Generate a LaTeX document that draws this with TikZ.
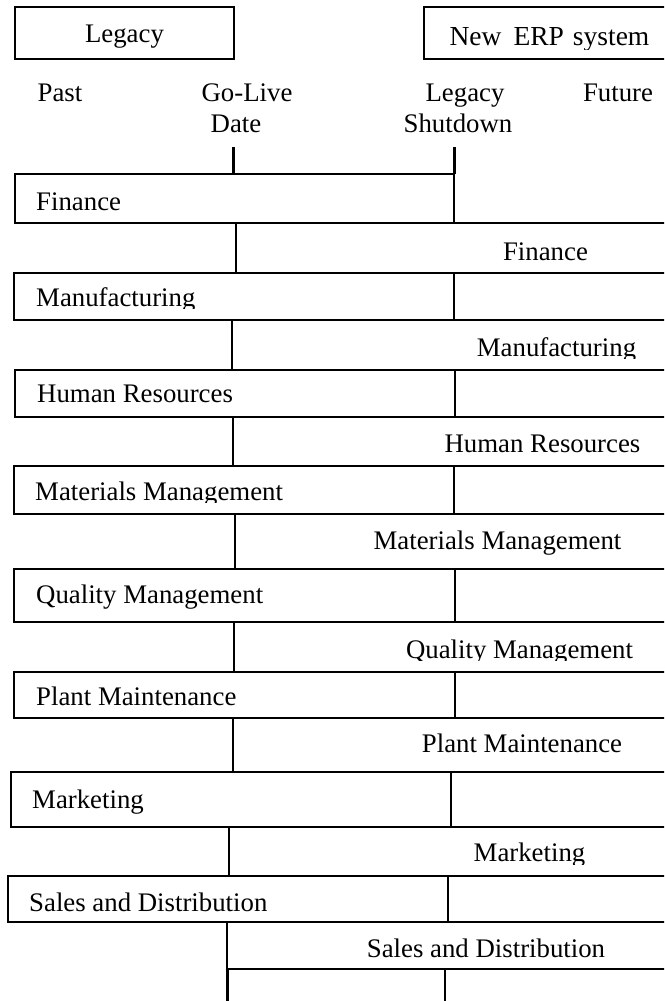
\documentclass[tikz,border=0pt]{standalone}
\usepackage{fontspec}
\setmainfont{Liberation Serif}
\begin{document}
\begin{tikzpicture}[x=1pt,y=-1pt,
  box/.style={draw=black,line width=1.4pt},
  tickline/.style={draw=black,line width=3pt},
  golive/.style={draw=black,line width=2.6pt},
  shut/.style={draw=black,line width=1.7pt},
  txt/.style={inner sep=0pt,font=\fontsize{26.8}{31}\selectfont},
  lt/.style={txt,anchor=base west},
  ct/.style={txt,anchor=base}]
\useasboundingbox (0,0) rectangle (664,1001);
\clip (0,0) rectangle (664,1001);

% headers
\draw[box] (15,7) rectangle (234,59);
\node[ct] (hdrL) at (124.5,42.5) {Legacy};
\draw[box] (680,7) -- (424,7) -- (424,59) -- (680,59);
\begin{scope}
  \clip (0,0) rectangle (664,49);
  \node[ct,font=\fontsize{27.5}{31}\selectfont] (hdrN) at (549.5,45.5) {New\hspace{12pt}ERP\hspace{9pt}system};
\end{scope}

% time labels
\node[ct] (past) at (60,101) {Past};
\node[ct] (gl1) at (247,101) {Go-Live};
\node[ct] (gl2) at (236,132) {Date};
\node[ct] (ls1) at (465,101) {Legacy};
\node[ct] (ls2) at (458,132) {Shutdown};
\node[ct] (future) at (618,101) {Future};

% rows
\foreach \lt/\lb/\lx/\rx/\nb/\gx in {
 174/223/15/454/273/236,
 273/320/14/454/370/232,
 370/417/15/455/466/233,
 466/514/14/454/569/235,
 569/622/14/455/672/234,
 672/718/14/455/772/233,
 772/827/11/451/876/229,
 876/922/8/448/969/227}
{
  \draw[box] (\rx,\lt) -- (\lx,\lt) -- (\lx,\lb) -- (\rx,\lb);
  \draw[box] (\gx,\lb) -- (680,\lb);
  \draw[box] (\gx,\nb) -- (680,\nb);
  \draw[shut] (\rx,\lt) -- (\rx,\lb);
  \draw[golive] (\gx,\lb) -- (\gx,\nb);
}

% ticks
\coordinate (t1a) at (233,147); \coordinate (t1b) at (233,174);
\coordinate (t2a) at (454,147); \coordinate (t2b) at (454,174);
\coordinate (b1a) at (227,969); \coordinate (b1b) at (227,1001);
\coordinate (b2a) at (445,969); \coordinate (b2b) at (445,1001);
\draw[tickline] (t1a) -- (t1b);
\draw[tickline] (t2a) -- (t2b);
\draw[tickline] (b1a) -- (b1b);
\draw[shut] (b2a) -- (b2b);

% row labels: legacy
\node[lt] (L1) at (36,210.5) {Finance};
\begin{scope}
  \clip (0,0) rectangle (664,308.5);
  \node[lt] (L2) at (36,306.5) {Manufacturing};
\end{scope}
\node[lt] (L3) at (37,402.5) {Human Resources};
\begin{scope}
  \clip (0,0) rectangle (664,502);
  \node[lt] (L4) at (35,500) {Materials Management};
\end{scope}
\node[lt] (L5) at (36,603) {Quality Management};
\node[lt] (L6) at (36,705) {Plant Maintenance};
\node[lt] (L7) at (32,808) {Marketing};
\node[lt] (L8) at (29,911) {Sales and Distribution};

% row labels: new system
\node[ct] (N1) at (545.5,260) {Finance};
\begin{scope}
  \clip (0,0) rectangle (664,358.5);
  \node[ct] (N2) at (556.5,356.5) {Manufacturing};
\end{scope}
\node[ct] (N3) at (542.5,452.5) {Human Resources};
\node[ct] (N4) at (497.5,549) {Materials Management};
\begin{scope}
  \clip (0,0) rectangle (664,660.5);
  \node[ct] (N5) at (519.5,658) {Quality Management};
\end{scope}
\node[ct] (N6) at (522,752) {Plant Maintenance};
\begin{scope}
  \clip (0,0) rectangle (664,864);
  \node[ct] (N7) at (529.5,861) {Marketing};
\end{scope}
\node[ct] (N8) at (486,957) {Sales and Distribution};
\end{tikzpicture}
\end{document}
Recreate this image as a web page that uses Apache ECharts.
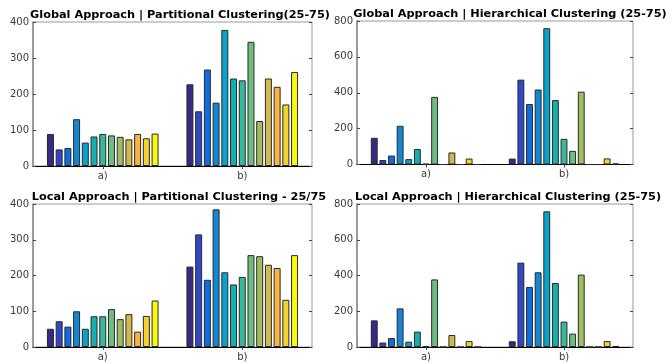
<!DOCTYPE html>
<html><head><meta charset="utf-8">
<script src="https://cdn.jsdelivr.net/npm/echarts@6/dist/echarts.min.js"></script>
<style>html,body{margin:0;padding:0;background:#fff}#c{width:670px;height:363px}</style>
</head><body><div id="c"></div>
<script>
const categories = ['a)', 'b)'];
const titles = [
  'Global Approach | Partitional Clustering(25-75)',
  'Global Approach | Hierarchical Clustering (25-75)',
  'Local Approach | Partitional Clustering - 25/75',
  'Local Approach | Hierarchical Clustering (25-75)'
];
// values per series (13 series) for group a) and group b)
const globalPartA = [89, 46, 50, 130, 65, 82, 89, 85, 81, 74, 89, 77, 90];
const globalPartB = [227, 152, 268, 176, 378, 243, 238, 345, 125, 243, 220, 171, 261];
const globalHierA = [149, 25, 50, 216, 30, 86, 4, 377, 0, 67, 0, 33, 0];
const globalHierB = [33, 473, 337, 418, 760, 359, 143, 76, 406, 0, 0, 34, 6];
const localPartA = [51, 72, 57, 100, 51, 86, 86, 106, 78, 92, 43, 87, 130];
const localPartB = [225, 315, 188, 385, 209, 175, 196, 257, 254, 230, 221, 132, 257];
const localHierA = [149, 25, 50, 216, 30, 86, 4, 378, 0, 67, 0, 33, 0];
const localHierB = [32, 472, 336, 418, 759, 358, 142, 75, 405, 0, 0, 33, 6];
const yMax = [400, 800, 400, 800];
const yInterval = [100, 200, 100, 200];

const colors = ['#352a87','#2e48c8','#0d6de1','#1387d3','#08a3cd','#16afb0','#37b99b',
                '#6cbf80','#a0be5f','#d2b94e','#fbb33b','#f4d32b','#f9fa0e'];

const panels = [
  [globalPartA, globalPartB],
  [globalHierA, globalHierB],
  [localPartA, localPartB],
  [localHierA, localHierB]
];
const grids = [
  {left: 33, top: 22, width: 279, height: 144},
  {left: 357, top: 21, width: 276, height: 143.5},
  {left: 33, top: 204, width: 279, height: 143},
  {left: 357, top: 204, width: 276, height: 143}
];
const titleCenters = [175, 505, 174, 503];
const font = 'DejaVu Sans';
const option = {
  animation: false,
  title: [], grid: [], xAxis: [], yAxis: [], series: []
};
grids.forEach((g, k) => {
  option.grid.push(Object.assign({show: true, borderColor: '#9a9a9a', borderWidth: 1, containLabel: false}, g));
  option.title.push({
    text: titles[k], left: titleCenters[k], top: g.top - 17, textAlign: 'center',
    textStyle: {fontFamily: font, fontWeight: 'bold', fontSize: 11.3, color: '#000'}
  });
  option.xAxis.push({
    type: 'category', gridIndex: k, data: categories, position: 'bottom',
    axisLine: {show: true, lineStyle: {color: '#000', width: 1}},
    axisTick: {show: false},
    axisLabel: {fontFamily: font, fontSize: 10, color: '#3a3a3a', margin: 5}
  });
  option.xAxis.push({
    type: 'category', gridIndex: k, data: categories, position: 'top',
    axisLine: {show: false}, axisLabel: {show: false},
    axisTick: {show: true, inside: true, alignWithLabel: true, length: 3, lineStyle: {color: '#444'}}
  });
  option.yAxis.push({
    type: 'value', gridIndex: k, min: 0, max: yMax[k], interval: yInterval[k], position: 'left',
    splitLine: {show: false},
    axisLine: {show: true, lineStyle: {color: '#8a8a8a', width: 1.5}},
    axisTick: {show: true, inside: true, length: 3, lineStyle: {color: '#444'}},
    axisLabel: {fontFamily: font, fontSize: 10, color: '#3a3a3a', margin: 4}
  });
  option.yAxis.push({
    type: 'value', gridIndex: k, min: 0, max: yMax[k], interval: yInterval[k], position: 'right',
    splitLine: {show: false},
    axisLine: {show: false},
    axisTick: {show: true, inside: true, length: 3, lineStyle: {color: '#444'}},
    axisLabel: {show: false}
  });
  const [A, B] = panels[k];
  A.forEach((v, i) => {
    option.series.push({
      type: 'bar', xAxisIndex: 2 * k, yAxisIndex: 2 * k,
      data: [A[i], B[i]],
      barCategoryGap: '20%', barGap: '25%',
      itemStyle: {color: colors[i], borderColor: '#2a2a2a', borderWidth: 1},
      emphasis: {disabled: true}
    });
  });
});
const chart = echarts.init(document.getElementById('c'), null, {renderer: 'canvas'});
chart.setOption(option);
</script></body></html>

..........

WHAT TO PRODUCE
Identify every line above that includes the word "this", and show those lines.

THE OUTPUT
Generate a LaTeX document that draws this with TikZ.
Recreate this image as a web page that uses Apache ECharts.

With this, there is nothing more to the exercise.